La pirateria non è affare soltanto di musica e video: anche l’informazione può esserne coinvolta. Lo si apprende dalla notizia per cui la Associated Press avrebbe querelato, presso un tribunale federale di New York, Meltwater, un sito che realizza un servizio di distribuzione di rassegne stampa dedicate. Servizio che il boss di AP, Tom Curley, non esita a definire «parassitario».
Lo scontro tra AP e Meltwater.com ha tutti i crismi del dibattito più attuale sul copyright nella rete, a partire dalle dimensioni dei due contendenti. Da una parte un’agenzia nata 166 anni fa per volontà dei più potenti editori americani. Dall’altra, una società, di stanza a San Francisco, nata 11 anni fa, che serve circa 20 mila clienti in tutto il Nord America, Sud America, Europa, Medio Oriente, Africa, Asia e Australia, e che ora si trova alla sbarra accusata di sfruttare i contenuti editoriali di AP rivendendoli senza alcuna intermediazione, e quindi senza alcun valore aggiunto. In pratica, è accusata di rubare e redistribuire.
Meltwater è un servizio di distribuzione parassitaria che compete direttamente con le fonti di notizie tradizionali senza pagare diritti di licenza per coprire i costi della creazione di quelle storie. Ha un impatto negativo significativo sulla capacità di AP di continuare a fornire notizie di alta qualità per il pubblico.
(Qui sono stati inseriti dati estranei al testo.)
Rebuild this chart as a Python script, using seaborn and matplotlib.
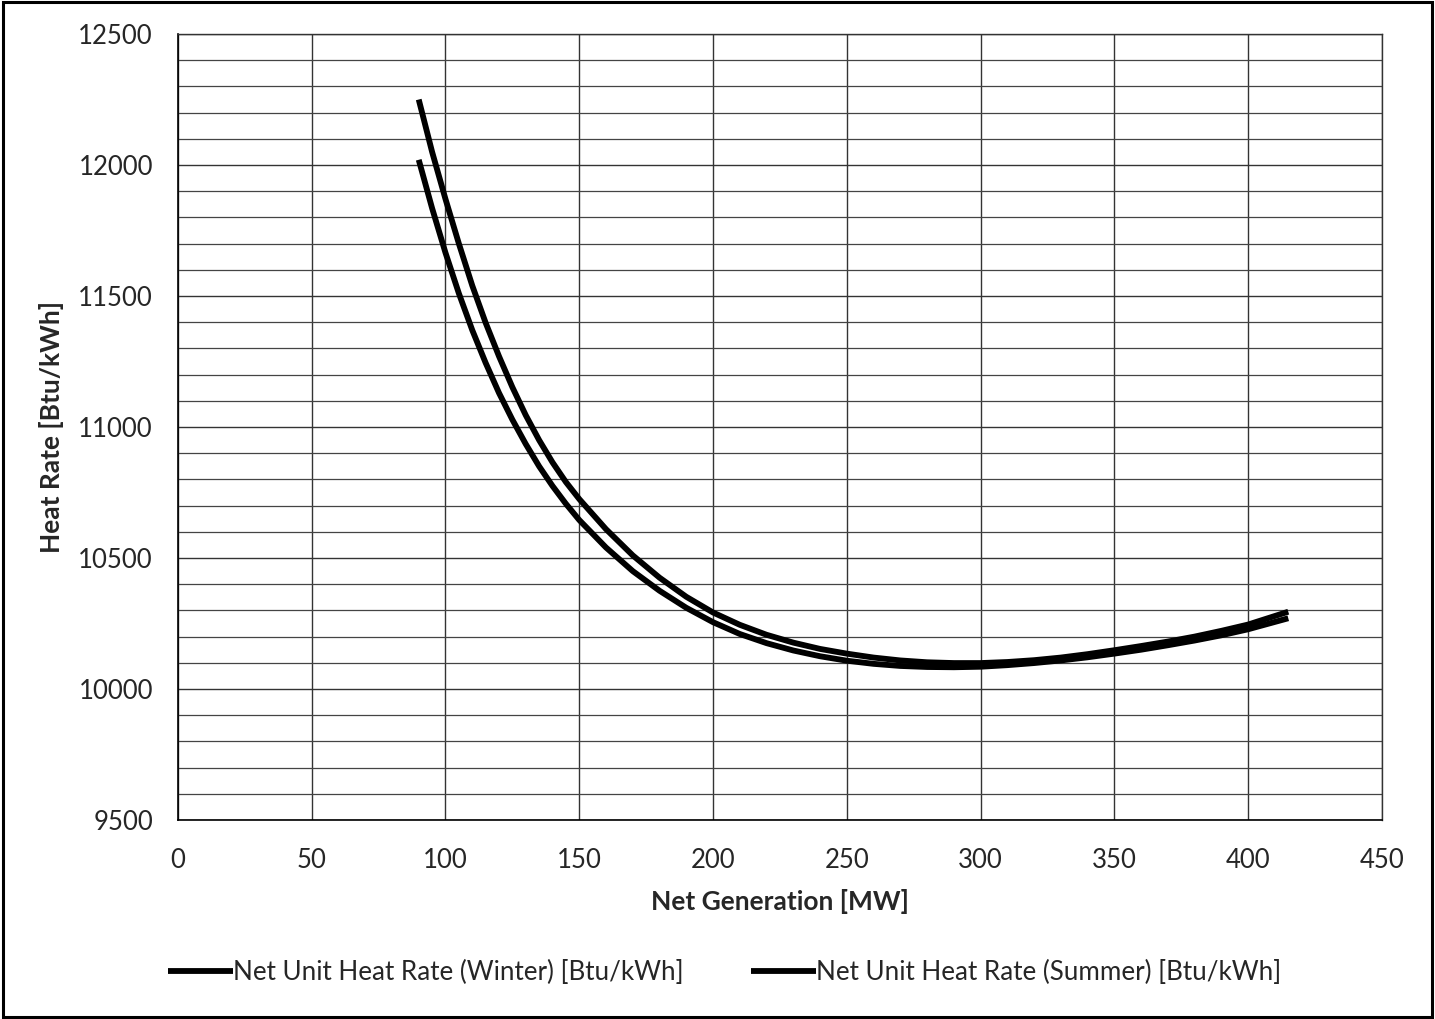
import matplotlib
matplotlib.use("Agg")
import matplotlib.pyplot as plt
from matplotlib.patches import Rectangle
from matplotlib.ticker import MultipleLocator
import numpy as np
import pandas as pd
import seaborn as sns

# Net generation [MW]
net_mw = [90, 95, 100, 105, 110, 115, 120, 125, 130, 135, 140, 145, 150, 160, 170,
          180, 190, 200, 210, 220, 230, 240, 250, 260, 270, 280, 290, 300, 310,
          320, 330, 340, 350, 360, 370, 380, 390, 400, 415]

# Net unit heat rate [Btu/kWh]
winter_hr = [12020, 11835, 11665, 11510, 11370, 11245, 11130, 11028, 10935, 10850,
             10775, 10707, 10645, 10540, 10450, 10375, 10310, 10255, 10210, 10175,
             10147, 10125, 10108, 10096, 10088, 10084, 10083, 10085, 10091, 10099,
             10109, 10121, 10135, 10150, 10167, 10185, 10205, 10228, 10270]
summer_hr = [12250, 12050, 11870, 11700, 11540, 11398, 11270, 11152, 11045, 10950,
             10865, 10790, 10725, 10610, 10510, 10425, 10352, 10292, 10245, 10207,
             10177, 10153, 10135, 10120, 10109, 10102, 10099, 10099, 10103, 10110,
             10120, 10133, 10148, 10164, 10181, 10200, 10222, 10246, 10295]

series_names = ["Net Unit Heat Rate (Winter) [Btu/kWh]",
                "Net Unit Heat Rate (Summer) [Btu/kWh]"]

df = pd.concat([
    pd.DataFrame({"mw": net_mw, "hr": winter_hr, "series": series_names[0]}),
    pd.DataFrame({"mw": net_mw, "hr": summer_hr, "series": series_names[1]}),
])

sns.set_theme(style="white")
plt.rcParams["font.family"] = ["Lato", "DejaVu Sans"]

fig = plt.figure(figsize=(14.35, 10.19), dpi=100)
ax = fig.add_axes([0.124, 0.1953, 0.839, 0.7713])

sns.lineplot(data=df, x="mw", y="hr", hue="series", hue_order=series_names,
             palette=["black", "black"], linewidth=4.2, sort=False,
             estimator=None, ax=ax, legend=True,
             solid_joinstyle="round", solid_capstyle="butt")

ax.set_xlim(0, 450)
ax.set_ylim(9500, 12500)
ax.xaxis.set_major_locator(MultipleLocator(50))
ax.yaxis.set_major_locator(MultipleLocator(500))
ax.yaxis.set_minor_locator(MultipleLocator(100))

ax.grid(True, which="major", axis="both", color="#333333", linewidth=1.0)
ax.grid(True, which="minor", axis="y", color="#444444", linewidth=0.9)
ax.set_axisbelow(True)

for side in ["top", "right"]:
    ax.spines[side].set_color("#333333")
    ax.spines[side].set_linewidth(1.0)
for side in ["left", "bottom"]:
    ax.spines[side].set_color("black")
    ax.spines[side].set_linewidth(1.2)

ax.tick_params(axis="both", which="major", direction="out", length=8, width=1,
               color="black", labelsize=18.5)
ax.tick_params(axis="y", which="minor", length=0)
ax.tick_params(axis="y", which="major", pad=10)
ax.tick_params(axis="x", which="major", pad=12)

ax.set_xlabel("Net Generation [MW]", fontsize=19, fontweight="bold", labelpad=12)
ax.set_ylabel("Heat Rate [Btu/kWh]", fontsize=19, fontweight="bold", labelpad=10)

handles, labels = ax.get_legend_handles_labels()
ax.get_legend().remove()
fig.legend(handles, labels, loc="center", bbox_to_anchor=(0.505, 0.046), ncol=2,
           frameon=False, fontsize=18.7, handlelength=2.5, handletextpad=0.0,
           columnspacing=2.6)

# Outer chart frame
fig.patches.append(Rectangle((0.002, 0.002), 0.996, 0.996, transform=fig.transFigure,
                             fill=False, edgecolor="black", linewidth=2.2))

fig.savefig("out.png", dpi=100, facecolor="white")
Jorn Lyseggen, inventore di Meltwater in Norvegia, poi sbarcato nella terra delle opportunità, ha dichiarato a tutte le agenzie e i blog di essere sorpreso dall’accaduto, suggerendo che se l’agenzia avesse cercato un dialogo probabilmente non si sarebbe arrivati a questo punto. Ma cosa fa, esattamente, Meltwater e perché è stata querelata?
Il sito si basa su di una intuzione: invece di sopportare tutti i costi associati alla creazione dei contenuti, punta tutto sulla distribuzione, come fosse un motore di ricerca molto professionalizzato. Di fatto non inventa nulla di particolare: è una soluzione B2B basata sulla stessa tecnologia dei motori di ricerca e del search engine marketing, in modalità cloud. Facendo questo, può mantenere l’abbonamento al servizio più basso di quanto non riesca a garantire la Associated Press, che invece deve pagare anche i giornalisti e sostenere una struttura più complessa che, oltre a distribuire materiale, deve necessariamente anche produrlo.
Se questo poteva essere accettato come una forma di pubblicità indiretta e necessaria nella rete da parte dei distributori, da quando AP ha sviluppato un proprio sistema di licenze (chiamato Licensing Service News) che ha comportato accordi onerosi con Google, Yahoo, AOL (ora quando Google News pubblica articoli firmati AP riconosce all’agenzia un introito) la logica è cambiata: i membri fondatori della società scorporata che gestisce queste licenze (ci sono colossi come il New York Times), hanno il compito di stringere accordi con le aziende ed organizzazioni che desiderano diffondere i contenuti AP, fornendo loro tutti gli articoli di cui hanno bisogno, garantendo nel contempo un beneficio monetario per i creatori di contenuti, cioè anche i giornalisti.
Siccome tutto il mondo è paese, quando in Gran Bretagna si sono inventati una società no-profit per la distruzione di questi contenuti, è stata proprio Meltwater a sporgere denuncia, con motivazioni molto simili a quelle che oggi le sono imputate da AP: violazione di copyright e concorrenza sleale. La battaglia tra aggregatori e produttori di informazione, che sembrava vecchia di un lustro e tutto sommato risolta con lo strumento delle licenze, è tornata quindi in auge per la presenza di nuovi protagonisti del mercato.